▶ [WHAT IS REQUIRED]
Omit pictures and quote the listing below line by line, from its start through the line that holds "const Y_MINOR_TICKS = [250, 750, 1250, 1750];".

>> start SUPPLIED MATERIAL

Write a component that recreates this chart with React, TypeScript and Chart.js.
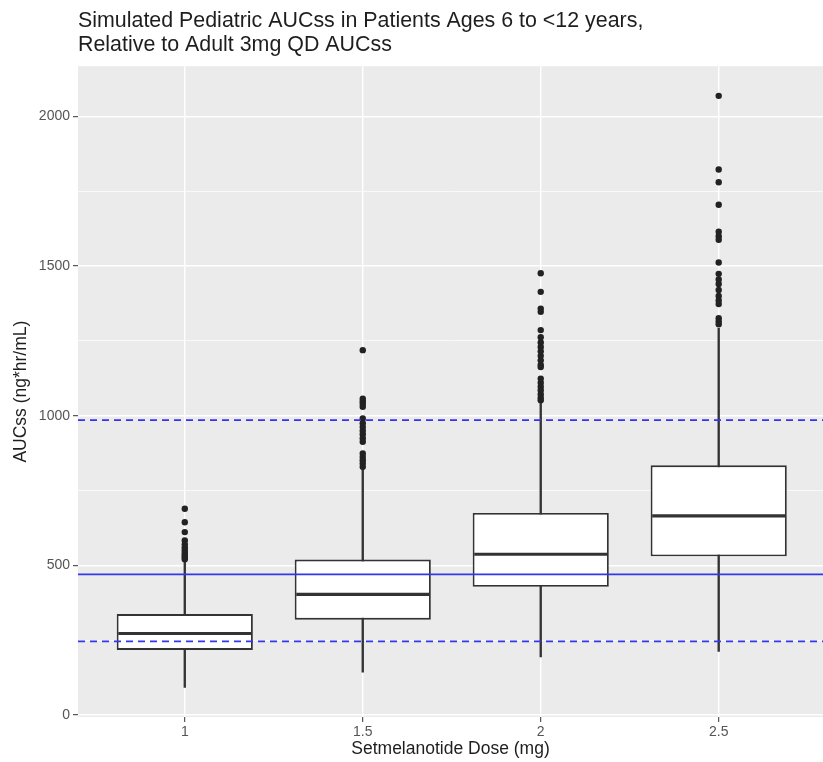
import React, { useEffect, useRef } from "react";
import { Chart, registerables } from "chart.js";
Chart.register(...registerables);

const TITLE_LINES = [
  "Simulated Pediatric AUCss in Patients Ages 6 to <12 years,",
  "Relative to Adult 3mg QD AUCss",
];
const X_TITLE = "Setmelanotide Dose (mg)";
const Y_TITLE = "AUCss (ng*hr/mL)";

const DOSES = [1, 1.5, 2, 2.5];
const DOSE_LABELS = ["1", "1.5", "2", "2.5"];

const LOWER_WHISKER = [92, 143, 194, 212];
const Q1 = [217, 318, 428, 530];
const MEDIAN = [272, 403, 537, 665];
const Q3 = [337, 519, 675, 834];
const UPPER_WHISKER = [510, 823, 1046, 1293];

const OUTLIERS_DOSE_1 = [689, 644, 611, 583, 570, 560, 552, 545, 538, 532, 526, 520];
const OUTLIERS_DOSE_1_5 = [1219, 1057, 1048, 1040, 1030, 991, 975, 962, 950, 938, 925, 913, 874, 862, 851, 840, 829];
const OUTLIERS_DOSE_2 = [1476, 1414, 1358, 1347, 1286, 1262, 1245, 1230, 1215, 1200, 1185, 1170, 1163, 1124, 1110, 1097, 1085, 1072, 1060, 1052];
const OUTLIERS_DOSE_2_5 = [2069, 1823, 1780, 1705, 1615, 1600, 1588, 1512, 1474, 1455, 1440, 1420, 1400, 1385, 1373, 1326, 1315, 1306];
const OUTLIERS = [OUTLIERS_DOSE_1, OUTLIERS_DOSE_1_5, OUTLIERS_DOSE_2, OUTLIERS_DOSE_2_5];

const REF_ADULT_MEDIAN = 470;
const REF_ADULT_LOW = 246;
const REF_ADULT_HIGH = 985;

const Y_MAJOR_TICKS = [0, 500, 1000, 1500, 2000];
const Y_MAJOR_LABELS = ["0", "500", "1000", "1500", "2000"];
const Y_MINOR_TICKS = [250, 750, 1250, 1750];

const X_MIN = 0.7;
const X_MAX = 2.793;
const Y_MIN = -7;
const Y_MAX = 2168;

const FONT = "'Liberation Sans', Arial, Helvetica, sans-serif";
const DARK = "#333333";
const BLUE = "#3535ee";

const panelBg = {
  id: "panelBg",
  beforeDraw(chart: any) {
    const { ctx, chartArea } = chart;
    ctx.save();
    ctx.fillStyle = "#EBEBEB";
    ctx.fillRect(chartArea.left, chartArea.top, chartArea.width, chartArea.height);
    ctx.restore();
  },
};

export default function App() {
  const ref = useRef<HTMLCanvasElement | null>(null);

  useEffect(() => {
    document.body.style.margin = "0";
    const canvas = ref.current;
    if (!canvas) return;

    const outlierPoints: { x: number; y: number }[] = [];
    OUTLIERS.forEach((list, i) => list.forEach((v) => outlierPoints.push({ x: DOSES[i], y: v })));

    const refLine = (y: number, dashed: boolean) => ({
      type: "line" as const,
      data: [
        { x: X_MIN, y },
        { x: X_MAX, y },
      ],
      borderColor: BLUE,
      borderWidth: 1.8,
      borderDash: dashed ? [7, 5] : [],
      pointRadius: 0,
      fill: false,
      order: 1,
    });

    const chart = new Chart(canvas, {
      type: "bar",
      data: {
        datasets: [
          {
            type: "bar",
            data: DOSES.map((d, i) => ({ x: d, y: [LOWER_WHISKER[i], UPPER_WHISKER[i]] })) as any,
            backgroundColor: DARK,
            borderWidth: 0,
            barThickness: 1.7,
            grouped: false,
            order: 6,
          } as any,
          {
            type: "bar",
            data: DOSES.map((d, i) => ({ x: d, y: [Q1[i], Q3[i]] })) as any,
            backgroundColor: "#ffffff",
            borderColor: DARK,
            borderWidth: 1.9,
            borderSkipped: false,
            categoryPercentage: 1,
            barPercentage: 0.765,
            grouped: false,
            order: 5,
          } as any,
          {
            type: "scatter",
            data: DOSES.map((d, i) => ({ x: d, y: MEDIAN[i] })),
            pointStyle: "line",
            pointRadius: 66.5,
            pointBorderWidth: 3.2,
            pointBorderColor: DARK,
            pointBackgroundColor: DARK,
            order: 4,
          } as any,
          {
            type: "scatter",
            data: outlierPoints,
            pointStyle: "circle",
            pointRadius: 3.2,
            pointBorderWidth: 0,
            pointBackgroundColor: "#222222",
            order: 3,
          } as any,
          refLine(REF_ADULT_HIGH, true) as any,
          refLine(REF_ADULT_MEDIAN, false) as any,
          refLine(REF_ADULT_LOW, true) as any,
        ],
      },
      options: {
        responsive: false,
        animation: false,
        devicePixelRatio: 1,
        layout: { padding: 0, autoPadding: false },
        plugins: {
          legend: { display: false },
          tooltip: { enabled: false },
          title: {
            display: true,
            text: TITLE_LINES,
            align: "start",
            fullSize: false,
            color: "#1e1e1e",
            font: { family: FONT, size: 21.4, weight: "normal", lineHeight: 1.08 },
            padding: { top: 10, bottom: 10 },
          } as any,
        },
        scales: {
          x: {
            type: "linear",
            offset: false,
            min: X_MIN,
            max: X_MAX,
            afterBuildTicks: (scale: any) => {
              scale.ticks = DOSES.map((v) => ({ value: v }));
            },
            afterFit: (scale: any) => {
              scale.height = 45;
            },
            ticks: {
              autoSkip: false,
              maxRotation: 0,
              padding: 2,
              color: "#555555",
              font: { family: FONT, size: 14 },
              callback: (value: any) => {
                const i = DOSES.indexOf(Number(value));
                return i >= 0 ? DOSE_LABELS[i] : "";
              },
            },
            grid: {
              offset: false,
              color: "#ffffff",
              lineWidth: 1.4,
              tickColor: DARK,
              tickLength: 5,
              tickWidth: 1,
            },
            border: { display: false },
            title: {
              display: true,
              text: X_TITLE,
              color: "#1e1e1e",
              font: { family: FONT, size: 17.5 },
              padding: { top: 0, bottom: 2 },
            },
          },
          y: {
            type: "linear",
            min: Y_MIN,
            max: Y_MAX,
            afterBuildTicks: (scale: any) => {
              scale.ticks = [...Y_MAJOR_TICKS, ...Y_MINOR_TICKS]
                .sort((a, b) => a - b)
                .map((v) => ({ value: v }));
            },
            afterFit: (scale: any) => {
              scale.width = 78;
            },
            ticks: {
              autoSkip: false,
              padding: 3,
              color: "#555555",
              font: { family: FONT, size: 14 },
              callback: (value: any) => {
                const i = Y_MAJOR_TICKS.indexOf(Number(value));
                return i >= 0 ? Y_MAJOR_LABELS[i] : "";
              },
            },
            grid: {
              color: "#ffffff",
              lineWidth: (ctx: any) =>
                ctx.tick && Y_MAJOR_TICKS.includes(ctx.tick.value) ? 1.4 : 0.7,
              tickColor: (ctx: any) =>
                ctx.tick && Y_MAJOR_TICKS.includes(ctx.tick.value) ? DARK : "rgba(0,0,0,0)",
              tickLength: 5,
              tickWidth: 1,
            },
            border: { display: false },
            title: {
              display: true,
              text: Y_TITLE,
              color: "#1e1e1e",
              font: { family: FONT, size: 17.5 },
              padding: { top: 11, bottom: 0 },
            },
          },
        },
      } as any,
      plugins: [panelBg],
    });

    return () => chart.destroy();
  }, []);

  return (
    <div style={{ width: 823, height: 762, background: "#ffffff" }}>
      <canvas ref={ref} width={823} height={762} style={{ display: "block" }} />
    </div>
  );
}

>> end SUPPLIED MATERIAL

▶ [RESPONSE FOR THIS EXERCISE]
Write a component that recreates this chart with React, TypeScript and Chart.js.
import React, { useEffect, useRef } from "react";
import { Chart, registerables } from "chart.js";
Chart.register(...registerables);

const TITLE_LINES = [
  "Simulated Pediatric AUCss in Patients Ages 6 to <12 years,",
  "Relative to Adult 3mg QD AUCss",
];
const X_TITLE = "Setmelanotide Dose (mg)";
const Y_TITLE = "AUCss (ng*hr/mL)";

const DOSES = [1, 1.5, 2, 2.5];
const DOSE_LABELS = ["1", "1.5", "2", "2.5"];

const LOWER_WHISKER = [92, 143, 194, 212];
const Q1 = [217, 318, 428, 530];
const MEDIAN = [272, 403, 537, 665];
const Q3 = [337, 519, 675, 834];
const UPPER_WHISKER = [510, 823, 1046, 1293];

const OUTLIERS_DOSE_1 = [689, 644, 611, 583, 570, 560, 552, 545, 538, 532, 526, 520];
const OUTLIERS_DOSE_1_5 = [1219, 1057, 1048, 1040, 1030, 991, 975, 962, 950, 938, 925, 913, 874, 862, 851, 840, 829];
const OUTLIERS_DOSE_2 = [1476, 1414, 1358, 1347, 1286, 1262, 1245, 1230, 1215, 1200, 1185, 1170, 1163, 1124, 1110, 1097, 1085, 1072, 1060, 1052];
const OUTLIERS_DOSE_2_5 = [2069, 1823, 1780, 1705, 1615, 1600, 1588, 1512, 1474, 1455, 1440, 1420, 1400, 1385, 1373, 1326, 1315, 1306];
const OUTLIERS = [OUTLIERS_DOSE_1, OUTLIERS_DOSE_1_5, OUTLIERS_DOSE_2, OUTLIERS_DOSE_2_5];

const REF_ADULT_MEDIAN = 470;
const REF_ADULT_LOW = 246;
const REF_ADULT_HIGH = 985;

const Y_MAJOR_TICKS = [0, 500, 1000, 1500, 2000];
const Y_MAJOR_LABELS = ["0", "500", "1000", "1500", "2000"];
const Y_MINOR_TICKS = [250, 750, 1250, 1750];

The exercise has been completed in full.